In 2014, the Supreme Court dealt yet another blow to campaign finance regulations as it did away with contribution limits to political parties. The case, McCutcheon v. FEC, overturned the tenet of Federal Election Campaign Act that imposed individual aggregate contribution limits to national political parties and federal candidate committees.
While Citizens United created a whole new world of political money that operated outside of the traditional campaign finance framework, McCutcheon decimated that traditional framework by eliminating donation caps meant to keep the corrupting influence of big donors out of the party apparatuses and federal campaigns.
In the last presidential election cycle, the aggregate two-year contribution limit to political parties or federal candidates was $117,000. Now, as we enter the first post-McCutcheon presidential election, it seems that campaign finance reformers' worst fears about unlimited aggregate contributions are coming true.

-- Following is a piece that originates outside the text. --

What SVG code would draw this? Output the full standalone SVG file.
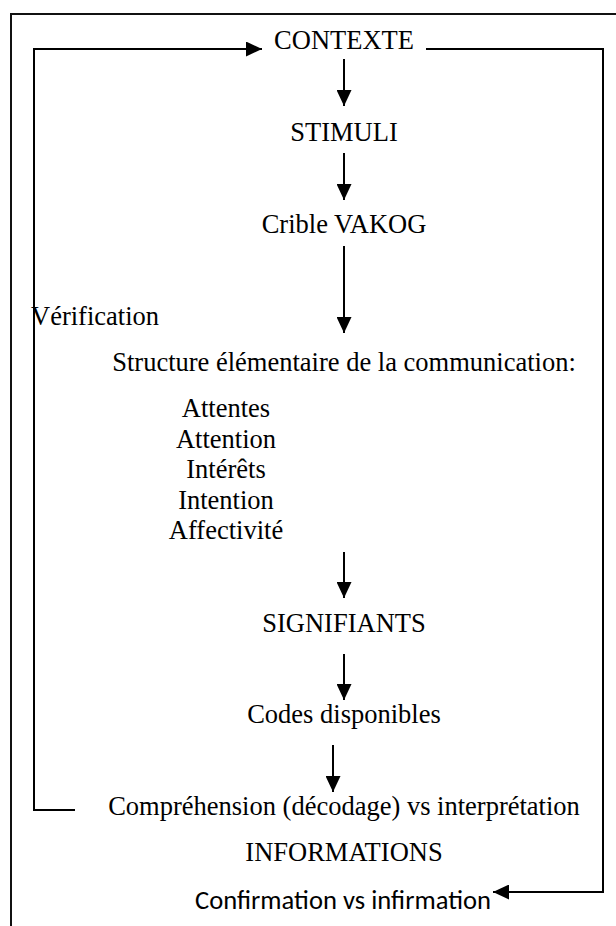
<svg xmlns="http://www.w3.org/2000/svg" width="616" height="926" viewBox="0 0 616 926">
<style>
  .t { font-family: "Liberation Serif", "Times New Roman", serif; font-size: 26.5px; fill: #000; text-anchor: middle; }
  .s { font-family: Carlito, Lato, "Liberation Sans", sans-serif; font-size: 26.5px; fill: #000; text-anchor: middle; }
  .ln { fill: none; stroke: #000; stroke-width: 2; }
  .ar { fill: none; stroke: #000; stroke-width: 2; marker-end: url(#ah); }
</style>
<defs>
  <marker id="ah" markerUnits="userSpaceOnUse" markerWidth="16" markerHeight="15" refX="16" refY="7.5" orient="auto">
    <path d="M0,0 L16,7.5 L0,15 Z" fill="#000"/>
  </marker>
</defs>
<rect width="616" height="926" fill="#fff"/>
<rect id="frame" x="11" y="14" width="630" height="940" fill="none" stroke="#111" stroke-width="2"/>

<g id="connectors">
  <line class="ar" x1="344" y1="59" x2="344" y2="106"/>
  <line class="ar" x1="344" y1="153" x2="344" y2="200"/>
  <line class="ar" x1="344" y1="246" x2="344" y2="333"/>
  <line class="ar" x1="344" y1="552" x2="344" y2="598"/>
  <line class="ar" x1="344" y1="654" x2="344" y2="700"/>
  <line class="ar" x1="333" y1="745" x2="333" y2="792"/>
  <polyline class="ar" points="75,810 34,810 34,49 262,49"/>
  <polyline class="ar" points="426,49 603,49 603,892 493,892"/>
</g>

<g id="contexte"><text class="t" x="344" y="49">CONTEXTE</text></g>
<g id="stimuli"><text class="t" x="344" y="141">STIMULI</text></g>
<g id="crible"><text class="t" x="344" y="233">Crible VAKOG</text></g>
<g id="verification"><text class="t" x="31" y="325" style="text-anchor:start">Vérification</text></g>
<g id="structure"><text class="t" x="344" y="371">Structure élémentaire de la communication:</text></g>
<g id="liste">
  <text class="t" x="226" y="417">Attentes</text>
  <text class="t" x="226" y="448">Attention</text>
  <text class="t" x="226" y="478">Intérêts</text>
  <text class="t" x="226" y="509">Intention</text>
  <text class="t" x="226" y="539">Affectivité</text>
</g>
<g id="signifiants"><text class="t" x="344" y="632">SIGNIFIANTS</text></g>
<g id="codes"><text class="t" x="344" y="723">Codes disponibles</text></g>
<g id="comprehension"><text class="t" x="344" y="815">Compréhension (décodage) vs interprétation</text></g>
<g id="informations"><text class="t" x="344" y="861">INFORMATIONS</text></g>
<g id="confirmation"><text class="s" x="343" y="909" textLength="296" lengthAdjust="spacingAndGlyphs">Confirmation vs infirmation</text></g>
</svg>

As the Washington Post reported over the weekend, both the national Republican and Democratic Party are urging their wealthiest supporters to contribute 10 times more than what was allowed in the last go-around.
"Under the new plans, which have not been disclosed publicly, the top donation tier for the Republican National Committee has soared to $1.34 million per couple this election cycle," The Post reports. "Democratic contributors, meanwhile, are being hit up for even more-about $1.6 million per couple-to support the party's convention and a separate joint fundraising effort between the Democratic National Committee and Hillary Rodham Clinton's campaign."
Such a rapid increase in contribution asks is turning the political fundraising world on its head. The political parties are soliciting massive donations in exchange for VIP treatment at the conventions, retreats with party leaders, and for the GOP at least, an explicit opportunity to "influence messaging and strategy."
Some speculate that bringing mega-donors back into the traditional fundraising fold (and out of the super PAC world that has wreaked havoc on the parties' functions) could reinvigorate the political power of the national parties, which have become eclipsed in recent years by individual candidates. Additionally, some prominent partisan donors see the benefit in donating (and wielding influence) directly to parties and, thus, the eventual nominee, rather than gambling millions by backing an individual candidate's super PAC during an especially volatile primary season. Just how much of a big-money exodus from super PAC to political party there will be is still unclear.
While McCutcheon did away with contribution caps, there was also a backroom political deal late last year that tucked a vast expansion of party fundraising capabilities into a spending bill. That provision raised the limit for individual contributions to national party committees from $97,200 to a whopping $777,600. Marc Elias, who is now Hillary Clinton's general counsel, was the key architect of that provision.
And Hillary stands to gain a lot from a well-funded Democratic Party, which she has partnered with early on to set up a joint-fundraising account that gives her campaign a small cut of contributions to the DNC.
The optics of all this doesn't bode well for her supposed commitment to campaign finance reform, on which I wrote about last week.
Meanwhile, reform advocates aren't happy with this new development. "This is a return to the old system of using the parties as vehicles to launder the buying and selling of government influence and decisions," Fred Wertheimer, president of the reform group Democracy 21, told the Post.